## BEGIN Dataset section

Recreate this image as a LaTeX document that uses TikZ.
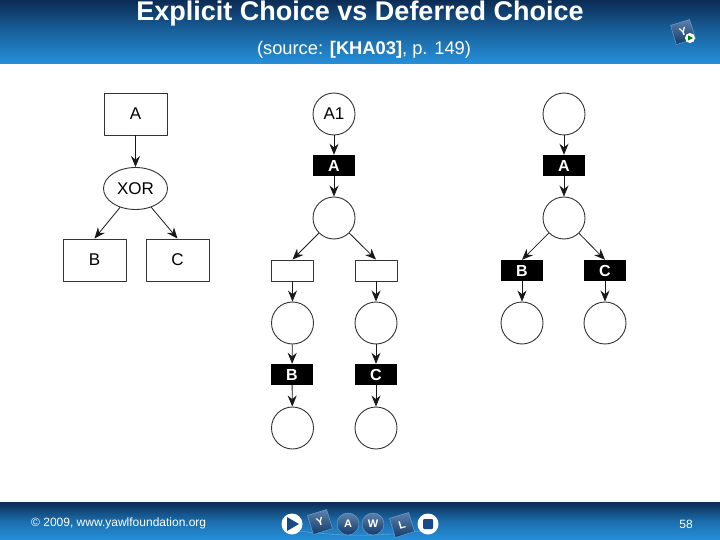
\documentclass[tikz,border=0pt]{standalone}
\usepackage{fontspec}
\setmainfont{Liberation Sans}
\usetikzlibrary{shapes.geometric,arrows.meta}
\definecolor{bardark}{HTML}{0B2C55}
\definecolor{barlight}{HTML}{2590DA}
\definecolor{logoblue}{HTML}{174A86}
\definecolor{logoedge}{HTML}{6FA8D8}
\begin{document}
\begin{tikzpicture}[x=1pt,y=-1pt,>={Stealth[length=11pt,width=9pt]}, line join=round]
	\tikzset{box/.style={draw=black!80, line width=0.9pt, rectangle, minimum width=63pt, minimum height=42pt, inner sep=0pt, font=\fontsize{17}{17}\selectfont},
		choice/.style={draw=black!80, line width=0.9pt, ellipse, minimum width=64pt, minimum height=42pt, inner sep=0pt, font=\fontsize{17}{17}\selectfont},
		place/.style={draw=black!80, line width=0.9pt, circle, minimum size=42pt, inner sep=0pt, font=\fontsize{17}{17}\selectfont},
		task/.style={fill=black, text=white, rectangle, minimum width=42pt, minimum height=21pt, inner sep=0pt, font=\bfseries\fontsize{16}{16}\selectfont},
		silent/.style={draw=black!80, line width=0.9pt, rectangle, minimum width=42pt, minimum height=21pt, inner sep=0pt},
		flow/.style={->, black!90, line width=0.8pt},
		logotile/.style={top color=logoblue!70!white, bottom color=logoblue!80!black, draw=logoedge, rectangle, rotate=17, minimum size=#1, inner sep=0pt, text=white, font=\bfseries\fontsize{11}{11}\selectfont},
		logodisc/.style={top color=logoblue!70!white, bottom color=logoblue!80!black, draw=logoedge, circle, minimum size=22pt, inner sep=0pt, text=white, font=\bfseries\fontsize{11}{11}\selectfont},
		logobutton/.style={fill=white, circle, minimum size=21pt, inner sep=0pt}}
	\useasboundingbox (0,0) rectangle (720,540);
	% bars
	\shade[top color=bardark, bottom color=barlight, middle color=barlight!55!bardark] (0,0) rectangle (720,64);
	\shade[top color=bardark, bottom color=barlight, middle color=barlight!65!bardark] (0,502) rectangle (720,540);
	\node[text=white, anchor=base, inner sep=0pt, font=\bfseries\fontsize{27}{27}\selectfont] (title) at (360,20.5) {Explicit Choice vs Deferred Choice};
	\node[text=white, anchor=base, inner sep=0pt, font=\fontsize{18.3}{19}\selectfont] (source) at (364,55) {(source: \textbf{[KHA03]}, p. 149)};
	\node[text=white, inner sep=0pt, font=\fontsize{12}{12}\selectfont, anchor=west] (copyright) at (31,523) {© 2009, www.yawlfoundation.org};
	\node[text=white, inner sep=0pt, font=\fontsize{12}{12}\selectfont] (page) at (686,524) {58};
	% corner logo
	\node[logotile=20pt] (cornertile) at (683,32) {Y};
	\node[fill=white, circle, minimum size=10pt, inner sep=0pt] (cornerbutton) at (690,38) {};
	\fill[green!50!black] (688,35.5) -- (693,38) -- (688,40.5) -- cycle;
	% footer logo
	\draw[logoedge] (292,530) .. controls (340,537) and (380,537) .. (427,530);
	\node[logobutton] (play) at (292,524) {};
	\node[logotile=20pt] (logoY) at (320,522) {Y};
	\node[logodisc] (logoA) at (348,524) {A};
	\node[logodisc] (logoW) at (373,524) {W};
	\node[logotile=20pt] (logoL) at (402,525) {L};
	\node[logobutton] (stop) at (428,524) {};
	\fill[logoblue] (287,517) -- (299,524) -- (287,531) -- cycle;
	\fill[logoblue, rounded corners=1pt] (423,519) rectangle (433,529);
	% explicit choice
	\node[box] (a) at (135.5,114) {A};
	\node[choice] (xor) at (135.5,188.5) {XOR};
	\node[box] (b) at (94.5,260) {B};
	\node[box] (c) at (177.5,260) {C};
	\draw[flow] (a) -- (xor);
	\draw[flow] (xor) -- (b.north);
	\draw[flow] (xor) -- (c.north);
	% middle net
	\node[place] (a1) at (334,114) {A1};
	\node[task] (mA) at (334,165.5) {A};
	\node[place] (m1) at (334,218) {};
	\node[silent] (sb) at (292.5,270.5) {};
	\node[silent] (sc) at (376,270.5) {};
	\node[place] (pb) at (292.5,323) {};
	\node[place] (pc) at (376,323) {};
	\node[task] (mB) at (292,374.5) {B};
	\node[task] (mC) at (376,374.5) {C};
	\node[place] (endb) at (292.5,428) {};
	\node[place] (endc) at (376,428) {};
	\draw[flow] (a1) -- (mA);
	\draw[flow] (mA) -- (m1);
	\draw[flow] (m1) -- (sb.north);
	\draw[flow] (m1) -- (sc.north);
	\draw[flow] (sb) -- (pb);
	\draw[flow] (sc) -- (pc);
	\draw[flow] (pb) -- (mB);
	\draw[flow] (pc) -- (mC);
	\draw[flow] (mB) -- (endb);
	\draw[flow] (mC) -- (endc);
	% deferred choice
	\node[place] (r0) at (564,114) {};
	\node[task] (rA) at (564,165.5) {A};
	\node[place] (r1) at (564,218) {};
	\node[task] (rB) at (522,270.5) {B};
	\node[task] (rC) at (605,270.5) {C};
	\node[place] (rb) at (522,323) {};
	\node[place] (rc) at (605,323) {};
	\draw[flow] (r0) -- (rA);
	\draw[flow] (rA) -- (r1);
	\draw[flow] (r1) -- (rB.north);
	\draw[flow] (r1) -- (rC.north);
	\draw[flow] (rB) -- (rb);
	\draw[flow] (rC) -- (rc);
\end{tikzpicture}
\end{document}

## END Dataset section

Challenge: The listing above needs to be output again exactly. Don't include the pictures.

In response:
Recreate this image as a LaTeX document that uses TikZ.
\documentclass[tikz,border=0pt]{standalone}
\usepackage{fontspec}
\setmainfont{Liberation Sans}
\usetikzlibrary{shapes.geometric,arrows.meta}
\definecolor{bardark}{HTML}{0B2C55}
\definecolor{barlight}{HTML}{2590DA}
\definecolor{logoblue}{HTML}{174A86}
\definecolor{logoedge}{HTML}{6FA8D8}
\begin{document}
\begin{tikzpicture}[x=1pt,y=-1pt,>={Stealth[length=11pt,width=9pt]}, line join=round]
	\tikzset{box/.style={draw=black!80, line width=0.9pt, rectangle, minimum width=63pt, minimum height=42pt, inner sep=0pt, font=\fontsize{17}{17}\selectfont},
		choice/.style={draw=black!80, line width=0.9pt, ellipse, minimum width=64pt, minimum height=42pt, inner sep=0pt, font=\fontsize{17}{17}\selectfont},
		place/.style={draw=black!80, line width=0.9pt, circle, minimum size=42pt, inner sep=0pt, font=\fontsize{17}{17}\selectfont},
		task/.style={fill=black, text=white, rectangle, minimum width=42pt, minimum height=21pt, inner sep=0pt, font=\bfseries\fontsize{16}{16}\selectfont},
		silent/.style={draw=black!80, line width=0.9pt, rectangle, minimum width=42pt, minimum height=21pt, inner sep=0pt},
		flow/.style={->, black!90, line width=0.8pt},
		logotile/.style={top color=logoblue!70!white, bottom color=logoblue!80!black, draw=logoedge, rectangle, rotate=17, minimum size=#1, inner sep=0pt, text=white, font=\bfseries\fontsize{11}{11}\selectfont},
		logodisc/.style={top color=logoblue!70!white, bottom color=logoblue!80!black, draw=logoedge, circle, minimum size=22pt, inner sep=0pt, text=white, font=\bfseries\fontsize{11}{11}\selectfont},
		logobutton/.style={fill=white, circle, minimum size=21pt, inner sep=0pt}}
	\useasboundingbox (0,0) rectangle (720,540);
	% bars
	\shade[top color=bardark, bottom color=barlight, middle color=barlight!55!bardark] (0,0) rectangle (720,64);
	\shade[top color=bardark, bottom color=barlight, middle color=barlight!65!bardark] (0,502) rectangle (720,540);
	\node[text=white, anchor=base, inner sep=0pt, font=\bfseries\fontsize{27}{27}\selectfont] (title) at (360,20.5) {Explicit Choice vs Deferred Choice};
	\node[text=white, anchor=base, inner sep=0pt, font=\fontsize{18.3}{19}\selectfont] (source) at (364,55) {(source: \textbf{[KHA03]}, p. 149)};
	\node[text=white, inner sep=0pt, font=\fontsize{12}{12}\selectfont, anchor=west] (copyright) at (31,523) {© 2009, www.yawlfoundation.org};
	\node[text=white, inner sep=0pt, font=\fontsize{12}{12}\selectfont] (page) at (686,524) {58};
	% corner logo
	\node[logotile=20pt] (cornertile) at (683,32) {Y};
	\node[fill=white, circle, minimum size=10pt, inner sep=0pt] (cornerbutton) at (690,38) {};
	\fill[green!50!black] (688,35.5) -- (693,38) -- (688,40.5) -- cycle;
	% footer logo
	\draw[logoedge] (292,530) .. controls (340,537) and (380,537) .. (427,530);
	\node[logobutton] (play) at (292,524) {};
	\node[logotile=20pt] (logoY) at (320,522) {Y};
	\node[logodisc] (logoA) at (348,524) {A};
	\node[logodisc] (logoW) at (373,524) {W};
	\node[logotile=20pt] (logoL) at (402,525) {L};
	\node[logobutton] (stop) at (428,524) {};
	\fill[logoblue] (287,517) -- (299,524) -- (287,531) -- cycle;
	\fill[logoblue, rounded corners=1pt] (423,519) rectangle (433,529);
	% explicit choice
	\node[box] (a) at (135.5,114) {A};
	\node[choice] (xor) at (135.5,188.5) {XOR};
	\node[box] (b) at (94.5,260) {B};
	\node[box] (c) at (177.5,260) {C};
	\draw[flow] (a) -- (xor);
	\draw[flow] (xor) -- (b.north);
	\draw[flow] (xor) -- (c.north);
	% middle net
	\node[place] (a1) at (334,114) {A1};
	\node[task] (mA) at (334,165.5) {A};
	\node[place] (m1) at (334,218) {};
	\node[silent] (sb) at (292.5,270.5) {};
	\node[silent] (sc) at (376,270.5) {};
	\node[place] (pb) at (292.5,323) {};
	\node[place] (pc) at (376,323) {};
	\node[task] (mB) at (292,374.5) {B};
	\node[task] (mC) at (376,374.5) {C};
	\node[place] (endb) at (292.5,428) {};
	\node[place] (endc) at (376,428) {};
	\draw[flow] (a1) -- (mA);
	\draw[flow] (mA) -- (m1);
	\draw[flow] (m1) -- (sb.north);
	\draw[flow] (m1) -- (sc.north);
	\draw[flow] (sb) -- (pb);
	\draw[flow] (sc) -- (pc);
	\draw[flow] (pb) -- (mB);
	\draw[flow] (pc) -- (mC);
	\draw[flow] (mB) -- (endb);
	\draw[flow] (mC) -- (endc);
	% deferred choice
	\node[place] (r0) at (564,114) {};
	\node[task] (rA) at (564,165.5) {A};
	\node[place] (r1) at (564,218) {};
	\node[task] (rB) at (522,270.5) {B};
	\node[task] (rC) at (605,270.5) {C};
	\node[place] (rb) at (522,323) {};
	\node[place] (rc) at (605,323) {};
	\draw[flow] (r0) -- (rA);
	\draw[flow] (rA) -- (r1);
	\draw[flow] (r1) -- (rB.north);
	\draw[flow] (r1) -- (rC.north);
	\draw[flow] (rB) -- (rb);
	\draw[flow] (rC) -- (rc);
\end{tikzpicture}
\end{document}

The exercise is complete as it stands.